* **SET TASK**
Copy exactly the lines from the beginning of the data down to and including the line holding "fig = plt.figure(figsize=(W", without any pictures.

════════════════

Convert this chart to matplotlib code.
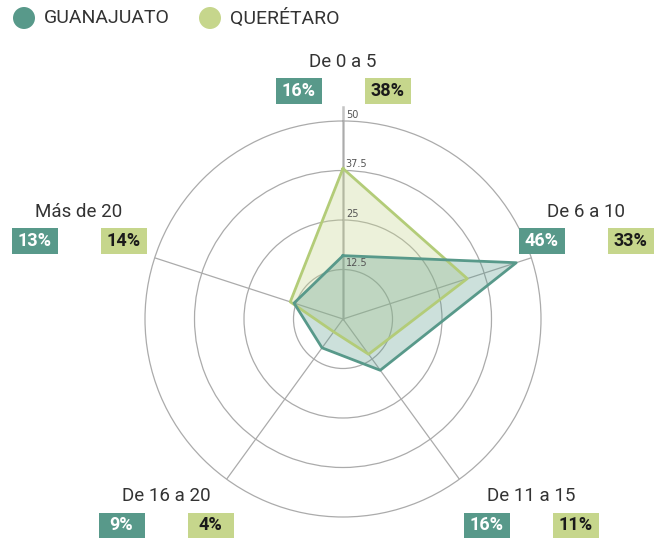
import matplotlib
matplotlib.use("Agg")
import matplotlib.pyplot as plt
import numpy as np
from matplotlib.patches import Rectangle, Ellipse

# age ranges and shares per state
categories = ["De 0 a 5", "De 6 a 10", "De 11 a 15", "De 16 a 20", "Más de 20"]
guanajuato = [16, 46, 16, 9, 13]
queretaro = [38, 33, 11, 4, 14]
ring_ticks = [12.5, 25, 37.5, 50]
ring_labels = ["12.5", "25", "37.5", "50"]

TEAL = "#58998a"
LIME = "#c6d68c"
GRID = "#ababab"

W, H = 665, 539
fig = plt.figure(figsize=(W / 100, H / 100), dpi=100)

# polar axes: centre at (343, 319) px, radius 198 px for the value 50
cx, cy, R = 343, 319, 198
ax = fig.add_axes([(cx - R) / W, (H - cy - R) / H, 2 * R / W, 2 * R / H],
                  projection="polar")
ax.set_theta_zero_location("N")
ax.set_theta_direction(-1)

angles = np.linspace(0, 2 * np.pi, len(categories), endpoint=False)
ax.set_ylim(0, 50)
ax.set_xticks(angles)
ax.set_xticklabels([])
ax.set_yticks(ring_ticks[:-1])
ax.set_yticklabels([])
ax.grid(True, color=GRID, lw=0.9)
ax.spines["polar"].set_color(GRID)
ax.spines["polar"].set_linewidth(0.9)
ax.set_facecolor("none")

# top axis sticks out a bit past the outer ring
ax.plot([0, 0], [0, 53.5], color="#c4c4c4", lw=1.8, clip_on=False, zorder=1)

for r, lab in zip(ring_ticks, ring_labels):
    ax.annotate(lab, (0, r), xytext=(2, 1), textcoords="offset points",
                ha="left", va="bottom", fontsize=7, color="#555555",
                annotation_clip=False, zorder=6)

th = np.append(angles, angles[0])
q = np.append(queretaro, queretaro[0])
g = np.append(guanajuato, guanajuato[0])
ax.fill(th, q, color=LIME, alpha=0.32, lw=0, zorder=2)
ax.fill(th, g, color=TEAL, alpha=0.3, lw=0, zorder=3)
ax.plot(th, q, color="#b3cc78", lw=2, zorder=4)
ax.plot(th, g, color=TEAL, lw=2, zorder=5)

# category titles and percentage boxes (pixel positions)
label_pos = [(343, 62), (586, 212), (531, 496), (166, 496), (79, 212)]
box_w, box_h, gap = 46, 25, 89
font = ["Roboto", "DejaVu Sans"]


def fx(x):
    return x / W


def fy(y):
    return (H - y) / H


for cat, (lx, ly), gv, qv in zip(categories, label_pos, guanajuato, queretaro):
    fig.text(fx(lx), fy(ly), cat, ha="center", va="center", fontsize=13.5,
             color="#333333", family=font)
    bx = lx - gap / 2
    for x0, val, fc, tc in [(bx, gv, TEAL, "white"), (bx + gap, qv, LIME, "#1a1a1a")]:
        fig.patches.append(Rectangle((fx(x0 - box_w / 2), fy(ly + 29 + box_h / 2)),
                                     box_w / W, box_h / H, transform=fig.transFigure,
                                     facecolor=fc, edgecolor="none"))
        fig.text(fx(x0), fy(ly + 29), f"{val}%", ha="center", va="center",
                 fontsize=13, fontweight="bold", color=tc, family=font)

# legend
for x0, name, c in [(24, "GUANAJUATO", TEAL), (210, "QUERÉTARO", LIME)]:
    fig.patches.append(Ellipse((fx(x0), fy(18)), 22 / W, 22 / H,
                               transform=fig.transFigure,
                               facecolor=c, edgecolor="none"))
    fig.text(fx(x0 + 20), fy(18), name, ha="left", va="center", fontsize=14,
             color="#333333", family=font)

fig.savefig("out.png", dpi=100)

════════════════

* **EXERCISE ANSWER**
Convert this chart to matplotlib code.
import matplotlib
matplotlib.use("Agg")
import matplotlib.pyplot as plt
import numpy as np
from matplotlib.patches import Rectangle, Ellipse

# age ranges and shares per state
categories = ["De 0 a 5", "De 6 a 10", "De 11 a 15", "De 16 a 20", "Más de 20"]
guanajuato = [16, 46, 16, 9, 13]
queretaro = [38, 33, 11, 4, 14]
ring_ticks = [12.5, 25, 37.5, 50]
ring_labels = ["12.5", "25", "37.5", "50"]

TEAL = "#58998a"
LIME = "#c6d68c"
GRID = "#ababab"

W, H = 665, 539
fig = plt.figure(figsize=(W / 100, H / 100), dpi=100)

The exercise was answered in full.